XIV – Tres fases necesarias de toda existencia con relación a la vida: el comienzo en annoufn, la transmigración en abred y la plenitud en gwynfyd; y sin estas tres cosas nadie puede existir, excepto Dios.

«Así, en resumen, sobre ese punto capital de la teología cristiana, de que Dios –por su poder creativo– saca a las almas de la nada, las tríadas no se pronuncian de una manera precisa. Después de haber mostrado a Dios en su esfera eterna e inaccesible, ellas muestran simplemente a las almas naciendo en las profundidades del Universo, en el abismo (annoufn); de allí, esas almas pasan al círculo de las migraciones (abred), donde su destino se determina a través de una serie de existencias, conforme al buen o mal uso que hayan hecho de su libertad; en fin, se elevan al círculo supremo (gwynfyd), donde las migraciones cesan, donde no se muere más, donde de aquí en adelante la vida transcurre en la felicidad, conservando en todo su perpetua actividad y la plena conciencia de su individualidad.

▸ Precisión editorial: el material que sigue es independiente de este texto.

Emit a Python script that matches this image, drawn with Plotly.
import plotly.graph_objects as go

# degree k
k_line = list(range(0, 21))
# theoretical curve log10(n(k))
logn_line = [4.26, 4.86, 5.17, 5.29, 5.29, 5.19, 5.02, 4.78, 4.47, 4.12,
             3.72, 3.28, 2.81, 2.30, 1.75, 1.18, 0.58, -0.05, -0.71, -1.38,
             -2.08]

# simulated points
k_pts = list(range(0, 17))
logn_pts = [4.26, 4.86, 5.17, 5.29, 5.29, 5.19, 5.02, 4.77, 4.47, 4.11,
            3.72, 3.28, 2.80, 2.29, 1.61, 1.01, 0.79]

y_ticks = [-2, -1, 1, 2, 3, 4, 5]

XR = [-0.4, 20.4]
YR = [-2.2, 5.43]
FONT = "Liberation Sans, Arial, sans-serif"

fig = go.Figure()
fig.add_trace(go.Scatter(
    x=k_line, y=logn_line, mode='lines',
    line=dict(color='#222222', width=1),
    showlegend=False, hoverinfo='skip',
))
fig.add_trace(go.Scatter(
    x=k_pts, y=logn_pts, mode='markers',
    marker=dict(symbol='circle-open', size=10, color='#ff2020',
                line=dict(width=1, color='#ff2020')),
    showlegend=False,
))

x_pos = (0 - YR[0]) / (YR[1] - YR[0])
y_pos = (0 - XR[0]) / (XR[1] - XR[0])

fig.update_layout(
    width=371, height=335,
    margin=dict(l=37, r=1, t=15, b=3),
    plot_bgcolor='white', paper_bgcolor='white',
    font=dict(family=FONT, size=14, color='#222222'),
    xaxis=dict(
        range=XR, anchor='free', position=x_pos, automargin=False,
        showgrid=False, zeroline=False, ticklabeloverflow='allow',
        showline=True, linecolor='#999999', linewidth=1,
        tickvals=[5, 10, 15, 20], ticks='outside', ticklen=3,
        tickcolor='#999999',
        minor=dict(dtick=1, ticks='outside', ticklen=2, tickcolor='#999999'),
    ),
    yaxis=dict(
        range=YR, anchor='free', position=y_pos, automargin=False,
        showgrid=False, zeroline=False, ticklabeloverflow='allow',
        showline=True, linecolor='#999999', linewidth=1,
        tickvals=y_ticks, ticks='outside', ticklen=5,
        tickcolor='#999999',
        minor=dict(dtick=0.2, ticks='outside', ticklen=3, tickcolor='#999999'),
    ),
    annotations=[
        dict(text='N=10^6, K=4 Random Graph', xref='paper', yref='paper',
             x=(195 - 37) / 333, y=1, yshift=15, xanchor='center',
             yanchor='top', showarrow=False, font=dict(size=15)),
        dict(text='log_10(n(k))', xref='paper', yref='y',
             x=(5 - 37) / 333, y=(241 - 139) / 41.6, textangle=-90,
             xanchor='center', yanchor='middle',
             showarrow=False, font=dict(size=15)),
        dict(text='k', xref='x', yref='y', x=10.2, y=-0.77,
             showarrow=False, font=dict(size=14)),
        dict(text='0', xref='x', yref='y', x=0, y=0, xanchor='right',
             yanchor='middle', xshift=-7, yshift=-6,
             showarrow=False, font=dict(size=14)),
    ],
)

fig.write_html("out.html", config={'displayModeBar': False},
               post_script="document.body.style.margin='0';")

En efecto, el druidismo no cae en el error de las teologías orientales que conducen al hombre a ser absorbido finalmente en el seno inmutable de la Divinidad; porque, al contrario, distingue un círculo especial, el círculo del vacío o del infinito (ceugant), que forma el privilegio incomunicable del Ser supremo, y en el cual ningún ser –sea cual fuere su grado de santidad– podrá jamás penetrar. Éste es el punto más elevado de la religión, porque marca el límite puesto al vuelo de las criaturas.

«El rasgo más característico de esta teología, aunque sea un rasgo puramente negativo, consiste en la ausencia de un círculo particular, tal como el Tártaro de la antigüedad pagana, destinado a la punición sin fin de las almas criminales. Entre los druidas, el infierno propiamente dicho no existe. A sus ojos, la distribución de los castigos se efectúa en el círculo de las migraciones a través del compromiso de las almas en pasar por condiciones de existencia más o menos infelices, donde –siempre dueñas de su libertad– expían sus faltas a través del sufrimiento y se disponen, por la reforma de sus vicios, a un futuro mejor. En ciertos casos, puede incluso suceder que las almas retrograden hasta esa región de annoufn, donde nacen, y a la cual no parece muy posible dar otro significado que el de la animalidad. Por este lado peligroso (la retrogradación), y que nada justifica, ya que la diversidad de las condiciones de existencia en el círculo de la humanidad es perfectamente suficiente a la penalidad de todos los grados, el druidismo habría entonces llegado a deslizarse hasta en la metempsicosis. Pero este lamentable extremo, al cual no conduce ninguna necesidad de la doctrina del desenvolvimiento de las almas por el camino de las migraciones, parece haber ocupado –como se ha de juzgar por la serie de tríadas relativas al régimen del círculo de abred– un lugar secundario en el sistema de la religión.

«Excepto algunas obscuridades que tal vez son debidas a las dificultades de una lengua cuyas profundidades metafísicas no son todavía bien conocidas, las declaraciones de las tríadas en lo tocante a las condiciones inherentes al círculo de abred esparcen las más vivas luces sobre el conjunto de la religión druídica. Se siente en ella respirar el soplo de una originalidad superior. El misterio que a nuestra inteligencia ofrece el espectáculo de nuestra existencia presente, toma allí un giro singular que no se ve en ninguna otra parte, y se diría que un gran velo se rasga antes y después de la vida, haciendo conque de repente el alma se sienta nadar, con una fuerza inesperada, a través de una extensión indefinida que, en su encierro entre las pesadas puertas del nacimiento y de la muerte, no era capaz de sospechar por sí misma. Cualquiera que fuere el juicio que se haga sobre la veracidad de esta doctrina, no se puede negar que sea una doctrina poderosa; y al reflexionar sobre el efecto que debía inevitablemente producir en las almas ingenuas tales aperturas sobre su origen y su destino, es fácil darse cuenta de la inmensa influencia que los druidas habían adquirido naturalmente sobre el espíritu de nuestros antepasados. En medio de las tinieblas de la Antigüedad, esos ministros sagrados no podían dejar de aparecer a los ojos de las poblaciones como los reveladores del Cielo y de la Tierra.